[Date Prev] [Date Next] [Thread Prev] [Thread Next] Indexes: Main | Date | Thread | Author

[ba-ohs-talk] Fenfire, RDF (re "Towards a Standard Graph-Based...")

Dear Eugene,    (01)

Toni Alatalo pointed me to your paper, `Towards a Standard Graph-Based 
Data Model for the Open Hyperdocument System`__. You make the point that 
a standard graph-based model could allow different applications to be 
integrated into a single whole. You say that RDF is one possible choice 
for a modeling language, but reject it because of its complicated syntax.    (02)

__ http://www.eekim.com/ohs/papers/graphmodel/    (03)

The Fenfire project (formerly `Gzz`_, formerly GZigZag), which I'm a 
developer on, has recently `adopted`_ RDF as its model (i.e., all data 
is stored in RDF).    (04)

.. _Gzz: http://savannah.nongnu.org/projects/gzz/
.. _adopted:
    http://mail.nongnu.org/archive/html/gzz-dev/2003-02/msg00058.html    (05)

Our aim is very close to what you describe; we want information from any 
application on a computer system (or network) to be available for 
linking with information from any other application, in any linking 
structure (for example IBIS discussion). For a person I'm in contact 
with, there should be a single node on my computer, connected to their 
address, their birthday, my appointments with them, emails I received 
from them, photos of them, and so on.    (06)

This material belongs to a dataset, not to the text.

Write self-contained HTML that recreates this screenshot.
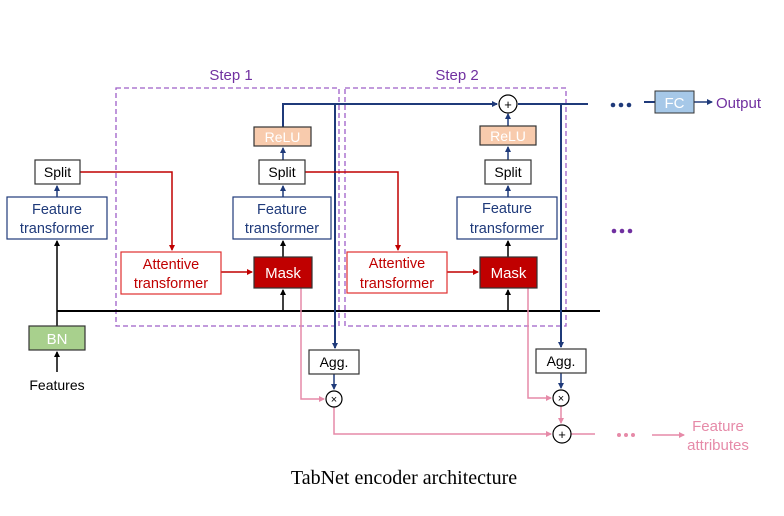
<!DOCTYPE html>
<html><head><meta charset="utf-8"><style>
html,body{margin:0;padding:0;background:#fff;}
svg{display:block;font-family:"Liberation Sans",sans-serif;}
</style></head><body>
<svg width="784" height="516" viewBox="0 0 784 516" xmlns="http://www.w3.org/2000/svg">
<defs>
<marker id="ab" markerWidth="6" markerHeight="6" refX="5" refY="3" orient="auto" markerUnits="userSpaceOnUse"><path d="M0,0L6,3L0,6z" fill="#1f3a7a"/></marker>
<marker id="ak" markerWidth="6" markerHeight="6" refX="5" refY="3" orient="auto" markerUnits="userSpaceOnUse"><path d="M0,0L6,3L0,6z" fill="#000"/></marker>
<marker id="ar" markerWidth="6" markerHeight="6" refX="5" refY="3" orient="auto" markerUnits="userSpaceOnUse"><path d="M0,0L6,3L0,6z" fill="#c00000"/></marker>
<marker id="ap" markerWidth="6" markerHeight="6" refX="5" refY="3" orient="auto" markerUnits="userSpaceOnUse"><path d="M0,0L6,3L0,6z" fill="#e68aa8"/></marker>
</defs>
<rect x="116" y="88" width="223" height="238" fill="none" stroke="#9e5fc8" stroke-width="1.3" stroke-dasharray="5,3"/>
<rect x="345" y="88" width="221" height="238" fill="none" stroke="#9e5fc8" stroke-width="1.3" stroke-dasharray="5,3"/>
<text x="231" y="80" font-size="15" fill="#7030a0" text-anchor="middle">Step 1</text>
<text x="457" y="80" font-size="15" fill="#7030a0" text-anchor="middle">Step 2</text>

<line x1="57" y1="311" x2="600" y2="311" stroke="#000" stroke-width="2"/>
<line x1="57" y1="372" x2="57" y2="352" stroke="#000" stroke-width="1.5" marker-end="url(#ak)"/>
<line x1="57" y1="326" x2="57" y2="241" stroke="#000" stroke-width="1.5" marker-end="url(#ak)"/>
<line x1="283" y1="311" x2="283" y2="290" stroke="#000" stroke-width="1.5" marker-end="url(#ak)"/>
<line x1="283" y1="257" x2="283" y2="241" stroke="#000" stroke-width="1.5" marker-end="url(#ak)"/>
<line x1="508" y1="311" x2="508" y2="290" stroke="#000" stroke-width="1.5" marker-end="url(#ak)"/>
<line x1="508" y1="257" x2="508" y2="241" stroke="#000" stroke-width="1.5" marker-end="url(#ak)"/>

<line x1="57" y1="197" x2="57" y2="186" stroke="#1f3a7a" stroke-width="1.5" marker-end="url(#ab)"/>
<line x1="283" y1="197" x2="283" y2="186" stroke="#1f3a7a" stroke-width="1.5" marker-end="url(#ab)"/>
<line x1="283" y1="160" x2="283" y2="148" stroke="#1f3a7a" stroke-width="1.5" marker-end="url(#ab)"/>
<line x1="508" y1="197" x2="508" y2="186" stroke="#1f3a7a" stroke-width="1.5" marker-end="url(#ab)"/>
<line x1="508" y1="160" x2="508" y2="147" stroke="#1f3a7a" stroke-width="1.5" marker-end="url(#ab)"/>
<line x1="508" y1="126" x2="508" y2="114" stroke="#1f3a7a" stroke-width="1.5" marker-end="url(#ab)"/>
<polyline points="283,127 283,104 497,104" fill="none" stroke="#1f3a7a" stroke-width="2" marker-end="url(#ab)"/>
<line x1="518" y1="104" x2="588" y2="104" stroke="#1f3a7a" stroke-width="2"/>
<line x1="335" y1="104" x2="335" y2="348" stroke="#1f3a7a" stroke-width="2" marker-end="url(#ab)"/>
<line x1="561" y1="104" x2="561" y2="347" stroke="#1f3a7a" stroke-width="2" marker-end="url(#ab)"/>
<line x1="334" y1="374" x2="334" y2="389" stroke="#1f3a7a" stroke-width="1.5" marker-end="url(#ab)"/>
<line x1="561" y1="373" x2="561" y2="388" stroke="#1f3a7a" stroke-width="1.5" marker-end="url(#ab)"/>
<g fill="#1f3a7a"><circle cx="613" cy="105" r="2.3"/><circle cx="621" cy="105" r="2.3"/><circle cx="629" cy="105" r="2.3"/></g>
<line x1="644" y1="102" x2="655" y2="102" stroke="#1f3a7a" stroke-width="2"/>
<line x1="694" y1="102" x2="712" y2="102" stroke="#1f3a7a" stroke-width="1.5" marker-end="url(#ab)"/>
<rect x="655" y="91" width="39" height="22" fill="#a6c8e8" stroke="#333" stroke-width="1"/>
<text x="674.5" y="108" font-size="15" fill="#fff" text-anchor="middle">FC</text>
<text x="716" y="108" font-size="15" fill="#7030a0">Output</text>
<g fill="#7030a0"><circle cx="614" cy="231" r="2.3"/><circle cx="622" cy="231" r="2.3"/><circle cx="630" cy="231" r="2.3"/></g>

<polyline points="80,172 172,172 172,250" fill="none" stroke="#c00000" stroke-width="1.5" marker-end="url(#ar)"/>
<polyline points="305,172 398,172 398,250" fill="none" stroke="#c00000" stroke-width="1.5" marker-end="url(#ar)"/>
<line x1="221" y1="272" x2="252" y2="272" stroke="#c00000" stroke-width="1.5" marker-end="url(#ar)"/>
<line x1="447" y1="272" x2="478" y2="272" stroke="#c00000" stroke-width="1.5" marker-end="url(#ar)"/>

<polyline points="301,288 301,399 324,399" fill="none" stroke="#e68aa8" stroke-width="1.5" marker-end="url(#ap)"/>
<polyline points="528,288 528,398 551,398" fill="none" stroke="#e68aa8" stroke-width="1.5" marker-end="url(#ap)"/>
<polyline points="334,407 334,434 551,434" fill="none" stroke="#e68aa8" stroke-width="1.5" marker-end="url(#ap)"/>
<line x1="561" y1="406" x2="561" y2="423" stroke="#e68aa8" stroke-width="1.5" marker-end="url(#ap)"/>
<line x1="571" y1="434" x2="595" y2="434" stroke="#e68aa8" stroke-width="1.5"/>
<g fill="#e68aa8"><circle cx="619" cy="435" r="2"/><circle cx="626" cy="435" r="2"/><circle cx="633" cy="435" r="2"/></g>
<line x1="652" y1="435" x2="684" y2="435" stroke="#e68aa8" stroke-width="1.5" marker-end="url(#ap)"/>
<text x="718" y="431" font-size="15" fill="#e68aa8" text-anchor="middle">Feature</text>
<text x="718" y="450" font-size="15" fill="#e68aa8" text-anchor="middle">attributes</text>

<circle cx="508" cy="104" r="9" fill="#fff" stroke="#000" stroke-width="1.2"/>
<text x="508" y="109" font-size="13" text-anchor="middle">+</text>
<circle cx="334" cy="399" r="8" fill="#fff" stroke="#000" stroke-width="1.2"/>
<text x="334" y="403" font-size="11" text-anchor="middle">×</text>
<circle cx="561" cy="398" r="8" fill="#fff" stroke="#000" stroke-width="1.2"/>
<text x="561" y="402" font-size="11" text-anchor="middle">×</text>
<circle cx="562" cy="434" r="9" fill="#fff" stroke="#000" stroke-width="1.2"/>
<text x="562" y="439" font-size="13" text-anchor="middle">+</text>

<rect x="35" y="160" width="45" height="24" fill="#fff" stroke="#333" stroke-width="1.2"/>
<text x="57.5" y="177" font-size="14" text-anchor="middle">Split</text>
<rect x="7" y="197" width="100" height="42" fill="#fff" stroke="#1f3a7a" stroke-width="1.2"/>
<text x="57" y="214" font-size="14.5" fill="#1f3a7a" text-anchor="middle">Feature</text>
<text x="57" y="233" font-size="14.5" fill="#1f3a7a" text-anchor="middle">transformer</text>
<rect x="29" y="326" width="56" height="24" fill="#a8d08d" stroke="#333" stroke-width="1.2"/>
<text x="57" y="344" font-size="15" fill="#fff" text-anchor="middle">BN</text>
<text x="57" y="390" font-size="14" text-anchor="middle">Features</text>

<rect x="254" y="127" width="57" height="19" fill="#f8cbad" stroke="#333" stroke-width="1.2"/>
<text x="282.5" y="142" font-size="14" fill="#fff" text-anchor="middle">ReLU</text>
<rect x="259" y="160" width="46" height="24" fill="#fff" stroke="#333" stroke-width="1.2"/>
<text x="282" y="177" font-size="14" text-anchor="middle">Split</text>
<rect x="233" y="197" width="98" height="42" fill="#fff" stroke="#1f3a7a" stroke-width="1.2"/>
<text x="282" y="214" font-size="14.5" fill="#1f3a7a" text-anchor="middle">Feature</text>
<text x="282" y="233" font-size="14.5" fill="#1f3a7a" text-anchor="middle">transformer</text>
<rect x="121" y="252" width="100" height="42" fill="#fff" stroke="#e03030" stroke-width="1.2"/>
<text x="171" y="269" font-size="14.5" fill="#c00000" text-anchor="middle">Attentive</text>
<text x="171" y="288" font-size="14.5" fill="#c00000" text-anchor="middle">transformer</text>
<rect x="254" y="257" width="58" height="31" fill="#c00000" stroke="#333" stroke-width="1.2"/>
<text x="283" y="278" font-size="15" fill="#fff" text-anchor="middle">Mask</text>
<rect x="309" y="350" width="50" height="24" fill="#fff" stroke="#333" stroke-width="1.2"/>
<text x="334" y="367" font-size="14" text-anchor="middle">Agg.</text>

<rect x="480" y="126" width="56" height="19" fill="#f8cbad" stroke="#333" stroke-width="1.2"/>
<text x="508" y="141" font-size="14" fill="#fff" text-anchor="middle">ReLU</text>
<rect x="485" y="160" width="46" height="24" fill="#fff" stroke="#333" stroke-width="1.2"/>
<text x="508" y="177" font-size="14" text-anchor="middle">Split</text>
<rect x="457" y="197" width="100" height="42" fill="#fff" stroke="#1f3a7a" stroke-width="1.2"/>
<text x="507" y="213" font-size="14.5" fill="#1f3a7a" text-anchor="middle">Feature</text>
<text x="507" y="233" font-size="14.5" fill="#1f3a7a" text-anchor="middle">transformer</text>
<rect x="347" y="252" width="100" height="41" fill="#fff" stroke="#e03030" stroke-width="1.2"/>
<text x="397" y="268" font-size="14.5" fill="#c00000" text-anchor="middle">Attentive</text>
<text x="397" y="288" font-size="14.5" fill="#c00000" text-anchor="middle">transformer</text>
<rect x="480" y="257" width="57" height="31" fill="#c00000" stroke="#333" stroke-width="1.2"/>
<text x="508.5" y="278" font-size="15" fill="#fff" text-anchor="middle">Mask</text>
<rect x="536" y="349" width="50" height="24" fill="#fff" stroke="#333" stroke-width="1.2"/>
<text x="561" y="366" font-size="14" text-anchor="middle">Agg.</text>

<text x="404" y="484" font-size="20" font-family="Liberation Serif,serif" text-anchor="middle">TabNet encoder architecture</text>
</svg>
</body></html>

(We originally intended to implement this vision based on Ted Nelson's 
zzstructure, but we had to stop using that due to `patent problems`_. 
Toni has `noticed`_ that zzstructure was avoided by (some in) the OHS 
community `because of the patent`_.)    (07)

.. _patent problems:
.. _noticed:
.. _because of the patent:
    http://www.bootstrap.org/lists/ba-ohs-talk/0204/msg00187.html    (08)

So, I'm hoping for some discussion about whether RDF is the right choice 
for these goals. Your concern about RDF is the RDF/XML serialization 
syntax. However, the RDF model is specified independently (`Concepts and 
Abstract Syntax`_) from its serialization (`RDF/XML Syntax 
Specification`_).    (09)

.. _Concepts and Abstract Syntax:  http://www.w3.org/TR/rdf-concepts/
.. _RDF/XML Syntax Specification:
    http://www.w3.org/TR/rdf-syntax-grammar/    (010)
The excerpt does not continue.